Si la paz es ausencia de violencia simbólica y estructural –reflexiona John Paul Lederach a partir de definiciones propuestas por otros pensadores del tema–, un enfoque para abonar a una concepción más vasta sería pensarla como un sistema de relaciones en los que existe una verdadera justicia social.
Finalmente, la violencia –nos recuerda este pacifista a través de la argumentación de su maestro Johan Galtung– puede ser pensada como “la causa de la diferencia entre lo que una persona podría ser pero no es debido a la situación que padece”. Estas causas, muchas veces, son provocadas por interacciones en las que personas o grupos obtienen mayores recursos (naturales, económicos, etc.) a través de la opresión de otras personas y otros grupos.

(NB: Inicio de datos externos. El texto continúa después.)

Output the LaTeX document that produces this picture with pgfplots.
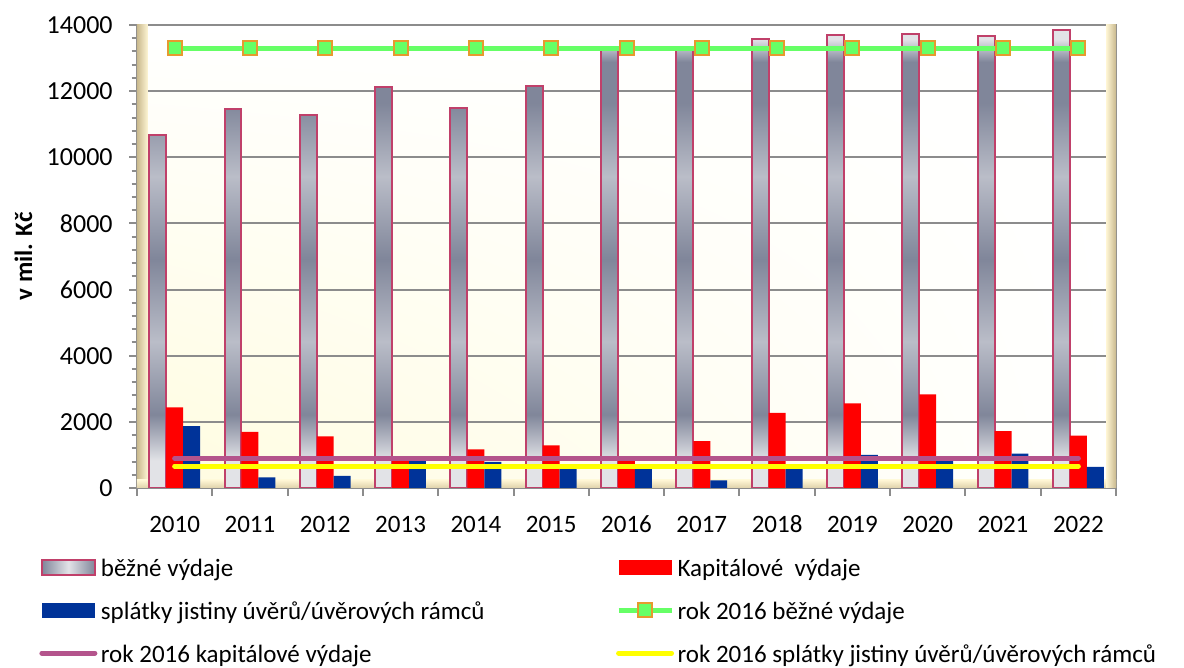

Frente a esta potencia de lo que cada individuo o grupo podría llegar a ser, de contar con las condiciones necesarias; la paz comienza a dibujarse de manera más concreta y positiva bajo las líneas de la justicia. Para que esta exista, es necesario que las interacciones entre individuos y grupos sociales sean equitativas, cooperativas, no violentas, ni represivas. A esto se le llama usualmente “paz positiva”.
La paz positiva nos invita a imaginar relaciones que no se sustentan en el poder sino en la solidaridad y la reciprocidad; procesos que no temen a la idea de conflicto porque ven en este oportunidades para cambiar situaciones injustas y para realizar ejercicios que permitan una escucha abierta al punto de vista del otro. Es una forma de crear las condiciones para idear y construir juntas y juntos futuros posibles que sean más justos sin temer a las tensiones que surjan en el camino.
Cuando promovemos una cultura de paz, es importante tener en cuenta que nuestro objetivo es generar procesos donde se desarrolle una mirada crítica frente a las condiciones que fomentan el uso del poder como una forma de control y dominación sobre otras y otros; pero también crear las condiciones para desarrollar procesos de relación desde una perspectiva positiva sobre la paz.
Desde 2019, diversos Semilleros de todo el país han coexistido en áreas donde aún operan grupos delincuenciales. Niñas, niños y jóvenes han desarrollado proyectos para enfrentar esta realidad, que van desde rehabilitación y ocupación de espacios abandonados, hasta la realización de reuniones para abordar el miedo, expresar sus sentimientos y canalizarlos a través de las disciplinas artísticas que aprenden. La búsqueda de espacios seguros para reunirse y el deseo de crear colectivamente, a pesar de vivir en zonas afectadas por la violencia, es una situación con la que ellas y ellos conviven.
Docentes, promotoras y promotores son conscientes de que aquello que sucede en los Semilleros no es suficiente para detener la violencia, pero ayuda a construir en niñas, niños y jóvenes otros modelos de interacción basados en el diálogo, la colaboración mutua, la cooperación y la confianza. Acciones que eventualmente podrían ayudarles a mediar o resolver conflictos surgidos en su cotidianidad de manera no violenta.
No es gratuito que en los Semilleros Creativos de todo el país, niñas, niños y jóvenes sean nombrados como “las semillas”. Mantenemos la convicción de que aquello que se siembra pueda transformar la manera de percibir la paz en los grupos. Y que desde fuera, quienes observan, puedan descubrir que es posible otro tipo de relaciones donde el cuidado, el bienestar y la dignidad de todas y todos estén por encima de los desacuerdos e intereses individuales o colectivos.